### TASK STATEMENT
Copy out every line in which the string "matplotlib" occurs.
____ LISTING
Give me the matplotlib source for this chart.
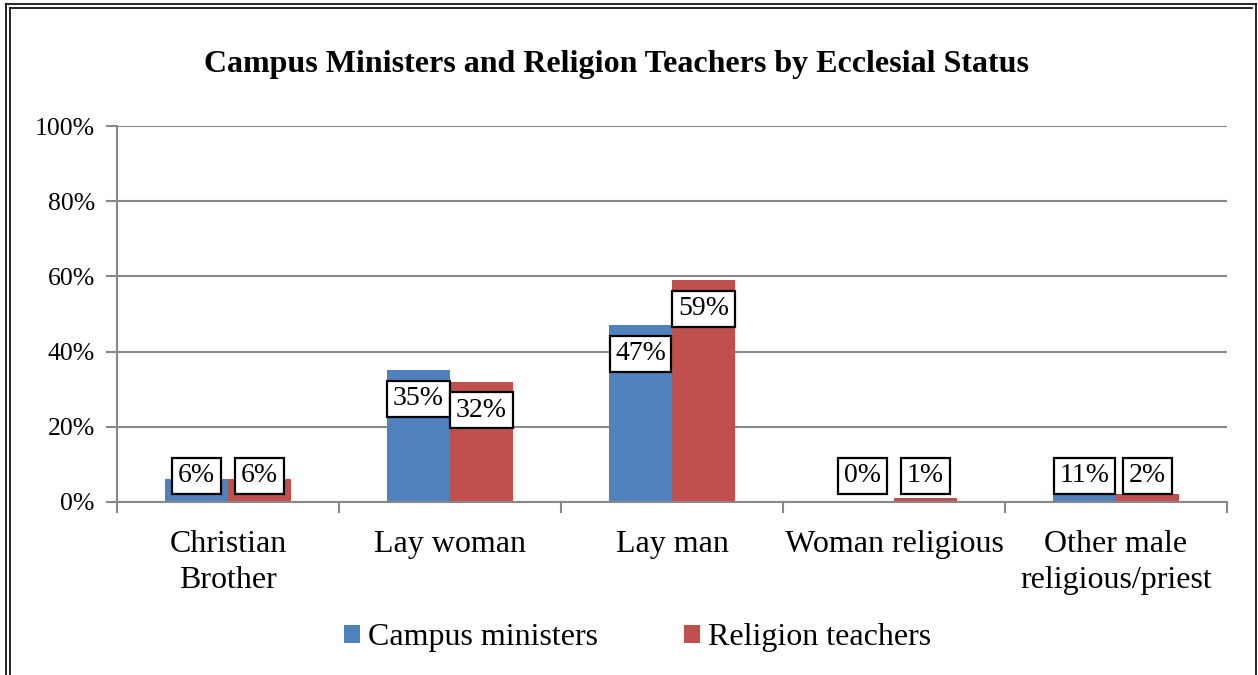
import numpy as np
import matplotlib.pyplot as plt
from matplotlib.lines import Line2D

plt.rcParams['font.family'] = ['Liberation Serif', 'DejaVu Serif']

# Datos
categorias = ["Christian\nBrother", "Lay woman", "Lay man", "Woman religious", "Other male\nreligious/priest"]
campus = [6, 35, 47, 0, 2]
religion = [6, 32, 59, 1, 2]
etiquetas_campus = ["6%", "35%", "47%", "0%", "11%"]
etiquetas_religion = ["6%", "32%", "59%", "1%", "2%"]
series = ["Campus ministers", "Religion teachers"]
colores = ["#4F81BD", "#C0504D"]

fig = plt.figure(figsize=(12.58, 6.75), dpi=100)
ax = fig.add_axes([0.093, 0.2563, 0.8824, 0.557])

x = np.arange(len(categorias))
w = 0.284
ax.bar(x - w/2, campus, w, color=colores[0], label=series[0], zorder=2)
ax.bar(x + w/2, religion, w, color=colores[1], label=series[1], zorder=2)

caja = dict(boxstyle="square,pad=0.2", fc="white", ec="black", lw=1.6)
for xs, vals, labs in [(x - w/2, campus, etiquetas_campus), (x + w/2, religion, etiquetas_religion)]:
    for xi, v, lab in zip(xs, vals, labs):
        yc = max(v - 7.6, 7)
        ax.text(xi, yc, lab, ha="center", va="center", fontsize=20, bbox=caja, zorder=4)

ax.set_xlim(-0.5, len(categorias) - 0.5)
ax.set_ylim(0, 100)
ax.set_yticks(np.arange(0, 101, 20))
ax.set_yticklabels([f"{t}%" for t in range(0, 101, 20)], fontsize=18.5)
ax.yaxis.grid(True, color="#888888", lw=1.5, zorder=0)
ax.set_axisbelow(True)

# marcas en los bordes de categoría
ax.set_xticks(np.arange(-0.5, len(categorias), 1.0))
ax.set_xticklabels([])
ax.set_xticks(x, minor=True)
ax.set_xticklabels(categorias, minor=True, fontsize=23, linespacing=1.32)
ax.tick_params(axis="x", which="minor", length=0, pad=20)
ax.tick_params(axis="x", which="major", length=8, color="#888888", width=1.5, direction="out")
ax.tick_params(axis="y", length=8, color="#888888", width=1.5, pad=8)

for s in ["top", "right"]:
    ax.spines[s].set_visible(False)
for s in ["left", "bottom"]:
    ax.spines[s].set_color("#888888")
    ax.spines[s].set_linewidth(1.5)

fig.text(0.49, 0.905, "Campus Ministers and Religion Teachers by Ecclesial Status",
         ha="center", va="center", fontsize=23, fontweight="bold")

fig.legend(loc="center", bbox_to_anchor=(0.507, 0.055), ncol=2, frameon=False,
           fontsize=23, handlelength=0.5, handleheight=0.5, handletextpad=0.25,
           columnspacing=2.7)

# borde doble
def linea(xs, ys, **kw):
    fig.add_artist(Line2D(xs, ys, transform=fig.transFigure, color="black", **kw))

W, H = 1258, 675
linea([6/W, 6/W], [0, 1 - 4/H], lw=1.2)
linea([6/W, 1256/W], [1 - 4/H, 1 - 4/H], lw=1.2)
linea([1256/W, 1256/W], [0, 1 - 4/H], lw=1.2)
linea([9.5/W, 9.5/W], [0, 1 - 7.5/H], lw=1.2)
linea([9.5/W, 1252/W], [1 - 7.5/H, 1 - 7.5/H], lw=1.2)

fig.savefig("out.png", dpi=100)
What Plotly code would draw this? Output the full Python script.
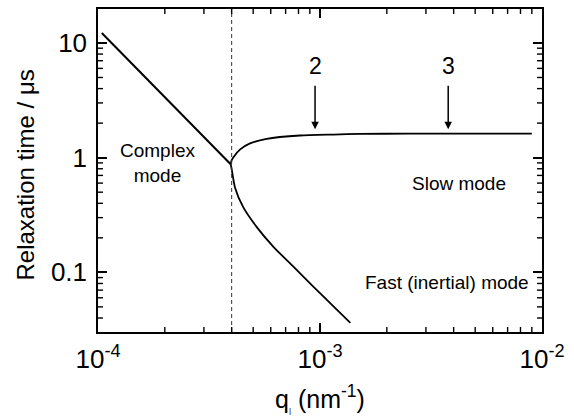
import plotly.graph_objects as go
import math

# Relaxation-time branches vs wavevector (q in nm^-1, tau in microseconds)
q_complex = [1.04e-4, 3.96e-4]
tau_complex = [12.2, 0.877]

q_slow = [3.96e-4, 3.99e-4, 4.06e-4, 4.37e-4, 4.84e-4, 5.75e-4, 8.13e-4,
          1.15e-3, 1.51e-3, 2.5e-3, 4.0e-3, 6.0e-3, 9.0e-3]
tau_slow = [0.877, 0.94, 1.00, 1.18, 1.33, 1.46, 1.56,
            1.59, 1.61, 1.62, 1.62, 1.62, 1.62]

q_fast = [3.96e-4, 4.0e-4, 4.14e-4, 4.51e-4, 5.19e-4, 6.17e-4, 7.59e-4,
          9.33e-4, 1.15e-3, 1.37e-3]
tau_fast = [0.877, 0.794, 0.550, 0.370, 0.248, 0.167, 0.112,
            0.0752, 0.0505, 0.0363]

q_crossover = 4.0e-4

# arrows marking wavevectors 2 and 3 on the slow branch
arrow_labels = ["2", "3"]
arrow_q = [9.5e-4, 3.78e-3]
arrow_tau = [1.77, 1.77]

x_tickvals = [1e-4, 1e-3, 1e-2]
x_ticktext = ["10<sup>-4</sup>", "10<sup>-3</sup>", "10<sup>-2</sup>"]
y_tickvals = [0.1, 1, 10]
y_ticktext = ["0.1", "1", "10"]

X_RANGE = [-4, -2]
Y_RANGE = [-1.52, 1.296]

FONT = "Liberation Sans, Arial, Helvetica, sans-serif"

fig = go.Figure()
line_style = dict(color="black", width=1.8)
fig.add_trace(go.Scatter(x=q_complex, y=tau_complex, mode="lines",
                         line=dict(color="black", width=2), showlegend=False))
fig.add_trace(go.Scatter(x=q_slow, y=tau_slow, mode="lines",
                         line=dict(line_style, shape="spline", smoothing=0.6),
                         showlegend=False))
fig.add_trace(go.Scatter(x=q_fast, y=tau_fast, mode="lines",
                         line=dict(line_style, shape="spline", smoothing=0.6),
                         showlegend=False))

fig.add_shape(type="line", xref="x", yref="paper",
              x0=q_crossover, x1=q_crossover, y0=0, y1=1,
              line=dict(color="#333333", width=1, dash="4px,3px"))

# minor ticks (2..9 per decade) drawn inside the frame on all four sides
minor_x = [m * 10 ** e for e in (-4, -3) for m in range(2, 10)]
minor_y = [m * 10 ** e for e in (-2, -1, 0, 1) for m in range(2, 10)
           if Y_RANGE[0] < math.log10(m * 10 ** e) < Y_RANGE[1]]
tick_line = dict(color="black", width=1.4)
for v in minor_x:
    for anchor, d in ((0, 5), (1, -5)):
        fig.add_shape(type="line", xref="x", yref="paper", ysizemode="pixel",
                      yanchor=anchor, x0=v, x1=v, y0=0, y1=d, line=tick_line)
for v in minor_y:
    for anchor, d in ((0, 5), (1, -5)):
        fig.add_shape(type="line", yref="y", xref="paper", xsizemode="pixel",
                      xanchor=anchor, y0=v, y1=v, x0=0, x1=d, line=tick_line)

axis_common = dict(type="log", showline=True, linecolor="black", linewidth=1.5,
                   mirror="allticks", ticks="inside", tickcolor="black",
                   ticklen=9, tickwidth=1.6, showgrid=False, zeroline=False,
                   tickmode="array",
                   tickfont=dict(family=FONT, size=26, color="black"))

fig.update_layout(
    xaxis=dict(axis_common, range=X_RANGE, tickvals=x_tickvals,
               ticktext=x_ticktext, ticklabelstandoff=3),
    yaxis=dict(axis_common, range=Y_RANGE, tickvals=y_tickvals,
               ticktext=y_ticktext, ticklabelstandoff=4),
)

ann = []
txt_font = dict(family=FONT, size=19, color="black")
ann.append(dict(x=math.log10(1.86e-4), y=math.log10(0.9), xref="x", yref="y",
                text="Complex<br>mode", showarrow=False, font=txt_font))
ann.append(dict(x=math.log10(4.23e-3), y=math.log10(0.60), xref="x", yref="y",
                text="Slow mode", showarrow=False, font=txt_font))
ann.append(dict(x=math.log10(3.75e-3), y=math.log10(0.081), xref="x", yref="y",
                text="Fast (inertial) mode", showarrow=False, font=txt_font))
for lab, q, t in zip(arrow_labels, arrow_q, arrow_tau):
    ann.append(dict(x=math.log10(q), y=math.log10(t), xref="x", yref="y",
                    text="", showarrow=True, arrowhead=2, arrowsize=1,
                    arrowwidth=1.5, arrowcolor="black", ax=0, ay=-45))
    ann.append(dict(x=math.log10(q), y=math.log10(t), xref="x", yref="y",
                    text=lab, showarrow=False, yshift=63,
                    font=dict(family=FONT, size=23, color="black")))

# axis titles
ann.append(dict(x=-0.164, y=0.485, xref="paper", yref="paper",
                xanchor="center", yanchor="middle",
                text="Relaxation time / \u03bcs", textangle=-90, showarrow=False,
                font=dict(family=FONT, size=24, color="black")))
ann.append(dict(x=0.5, y=-0.204, xref="paper", yref="paper",
                xanchor="center", yanchor="middle",
                text="q<sub><span style='font-size:8px'>|</span></sub> (nm<sup>-1</sup>)",
                showarrow=False, font=dict(family=FONT, size=25, color="black")))

fig.update_layout(width=574, height=416, margin=dict(l=98, r=32, t=7, b=84),
                  plot_bgcolor="white", paper_bgcolor="white",
                  annotations=ann, showlegend=False)

fig.write_html("out.html")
________
### ANSWER TO THIS EXERCISE
Give me the matplotlib source for this chart.
import matplotlib.pyplot as plt
from matplotlib.lines import Line2D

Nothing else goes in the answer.